■ Entries supplied:
━━━━
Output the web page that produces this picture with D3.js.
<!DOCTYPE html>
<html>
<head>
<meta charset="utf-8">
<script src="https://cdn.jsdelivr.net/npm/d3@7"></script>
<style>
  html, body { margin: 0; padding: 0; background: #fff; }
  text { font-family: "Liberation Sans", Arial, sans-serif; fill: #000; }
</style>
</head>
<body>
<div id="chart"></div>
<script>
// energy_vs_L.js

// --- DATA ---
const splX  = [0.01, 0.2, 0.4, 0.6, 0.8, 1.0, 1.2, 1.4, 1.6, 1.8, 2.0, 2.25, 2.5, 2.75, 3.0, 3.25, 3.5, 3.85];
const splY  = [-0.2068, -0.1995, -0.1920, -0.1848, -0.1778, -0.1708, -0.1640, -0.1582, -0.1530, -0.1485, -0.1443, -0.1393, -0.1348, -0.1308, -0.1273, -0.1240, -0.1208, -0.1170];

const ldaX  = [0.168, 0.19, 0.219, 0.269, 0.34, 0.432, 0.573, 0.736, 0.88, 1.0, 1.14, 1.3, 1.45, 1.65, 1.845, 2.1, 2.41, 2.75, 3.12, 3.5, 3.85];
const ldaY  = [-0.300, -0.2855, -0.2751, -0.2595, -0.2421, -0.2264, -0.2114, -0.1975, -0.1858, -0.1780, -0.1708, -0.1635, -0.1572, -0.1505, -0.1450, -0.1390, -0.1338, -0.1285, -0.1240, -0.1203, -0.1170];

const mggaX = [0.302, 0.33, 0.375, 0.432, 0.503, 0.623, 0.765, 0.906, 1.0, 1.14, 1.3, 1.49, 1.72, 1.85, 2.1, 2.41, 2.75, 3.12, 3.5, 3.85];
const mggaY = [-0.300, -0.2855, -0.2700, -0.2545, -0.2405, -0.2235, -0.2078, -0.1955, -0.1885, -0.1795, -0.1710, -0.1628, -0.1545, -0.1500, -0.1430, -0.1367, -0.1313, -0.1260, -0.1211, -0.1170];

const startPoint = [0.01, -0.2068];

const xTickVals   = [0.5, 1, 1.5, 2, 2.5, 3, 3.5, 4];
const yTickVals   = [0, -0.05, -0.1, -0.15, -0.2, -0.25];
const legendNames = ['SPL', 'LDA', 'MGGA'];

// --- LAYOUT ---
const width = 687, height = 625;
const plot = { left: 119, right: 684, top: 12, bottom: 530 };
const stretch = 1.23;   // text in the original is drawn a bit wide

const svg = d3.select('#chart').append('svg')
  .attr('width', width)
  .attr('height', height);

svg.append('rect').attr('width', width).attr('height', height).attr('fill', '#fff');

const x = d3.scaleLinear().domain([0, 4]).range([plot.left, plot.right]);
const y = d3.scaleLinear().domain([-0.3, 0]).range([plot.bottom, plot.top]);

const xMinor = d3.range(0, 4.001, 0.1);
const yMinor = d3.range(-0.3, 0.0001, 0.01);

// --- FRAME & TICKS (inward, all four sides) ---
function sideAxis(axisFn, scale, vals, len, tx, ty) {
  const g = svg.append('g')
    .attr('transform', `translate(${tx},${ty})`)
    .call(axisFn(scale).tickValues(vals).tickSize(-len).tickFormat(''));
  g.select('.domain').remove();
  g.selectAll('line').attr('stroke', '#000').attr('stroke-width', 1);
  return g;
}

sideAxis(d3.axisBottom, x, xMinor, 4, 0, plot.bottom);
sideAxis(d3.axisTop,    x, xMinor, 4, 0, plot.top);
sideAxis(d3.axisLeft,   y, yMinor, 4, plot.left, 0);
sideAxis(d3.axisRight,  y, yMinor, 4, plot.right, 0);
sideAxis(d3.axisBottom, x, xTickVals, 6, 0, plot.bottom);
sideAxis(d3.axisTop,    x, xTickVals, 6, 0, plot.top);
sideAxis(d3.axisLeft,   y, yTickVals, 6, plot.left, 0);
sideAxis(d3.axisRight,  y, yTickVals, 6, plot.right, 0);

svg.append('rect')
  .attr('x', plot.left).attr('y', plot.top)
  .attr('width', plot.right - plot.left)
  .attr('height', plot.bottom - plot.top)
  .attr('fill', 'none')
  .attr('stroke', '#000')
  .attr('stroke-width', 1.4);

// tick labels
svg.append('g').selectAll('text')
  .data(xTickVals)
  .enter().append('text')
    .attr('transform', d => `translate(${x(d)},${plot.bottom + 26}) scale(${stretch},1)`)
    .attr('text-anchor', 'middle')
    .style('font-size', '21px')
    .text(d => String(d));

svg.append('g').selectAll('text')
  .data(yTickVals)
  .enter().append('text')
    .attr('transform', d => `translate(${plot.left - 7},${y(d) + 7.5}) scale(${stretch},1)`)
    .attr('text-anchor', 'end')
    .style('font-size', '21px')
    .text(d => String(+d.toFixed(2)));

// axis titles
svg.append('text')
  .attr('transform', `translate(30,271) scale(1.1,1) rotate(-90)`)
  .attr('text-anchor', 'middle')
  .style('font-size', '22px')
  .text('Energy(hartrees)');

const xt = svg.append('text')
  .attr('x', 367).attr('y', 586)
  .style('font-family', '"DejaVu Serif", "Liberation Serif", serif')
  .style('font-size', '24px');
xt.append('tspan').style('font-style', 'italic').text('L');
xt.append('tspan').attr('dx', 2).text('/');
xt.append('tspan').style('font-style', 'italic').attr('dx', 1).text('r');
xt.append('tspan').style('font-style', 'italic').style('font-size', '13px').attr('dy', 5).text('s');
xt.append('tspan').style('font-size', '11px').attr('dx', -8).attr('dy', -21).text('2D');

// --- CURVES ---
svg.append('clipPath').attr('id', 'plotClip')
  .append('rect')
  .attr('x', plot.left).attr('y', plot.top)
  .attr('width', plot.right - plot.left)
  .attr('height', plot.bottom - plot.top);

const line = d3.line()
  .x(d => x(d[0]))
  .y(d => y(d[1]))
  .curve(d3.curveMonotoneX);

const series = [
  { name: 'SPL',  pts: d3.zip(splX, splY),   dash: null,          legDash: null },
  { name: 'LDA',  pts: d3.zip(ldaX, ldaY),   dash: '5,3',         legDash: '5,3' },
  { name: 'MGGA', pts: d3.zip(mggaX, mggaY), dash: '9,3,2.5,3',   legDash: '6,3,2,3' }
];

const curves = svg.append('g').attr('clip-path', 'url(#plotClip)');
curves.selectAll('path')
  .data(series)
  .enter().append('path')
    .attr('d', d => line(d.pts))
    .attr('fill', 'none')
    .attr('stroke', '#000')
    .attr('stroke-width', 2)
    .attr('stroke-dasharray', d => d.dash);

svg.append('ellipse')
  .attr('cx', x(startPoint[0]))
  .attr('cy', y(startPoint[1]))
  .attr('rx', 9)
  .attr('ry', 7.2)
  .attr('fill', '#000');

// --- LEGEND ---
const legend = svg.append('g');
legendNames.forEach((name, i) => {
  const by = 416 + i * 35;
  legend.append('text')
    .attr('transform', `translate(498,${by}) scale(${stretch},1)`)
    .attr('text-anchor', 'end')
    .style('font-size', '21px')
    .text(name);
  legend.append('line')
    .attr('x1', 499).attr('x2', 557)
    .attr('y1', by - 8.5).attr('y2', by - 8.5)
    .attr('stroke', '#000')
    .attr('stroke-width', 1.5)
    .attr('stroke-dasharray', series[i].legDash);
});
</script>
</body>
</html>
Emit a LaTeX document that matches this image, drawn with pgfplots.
━━━━
Gather up every line from the listing above in which the word "that" occurs.

Output the web page that produces this picture with D3.js.
Emit a LaTeX document that matches this image, drawn with pgfplots.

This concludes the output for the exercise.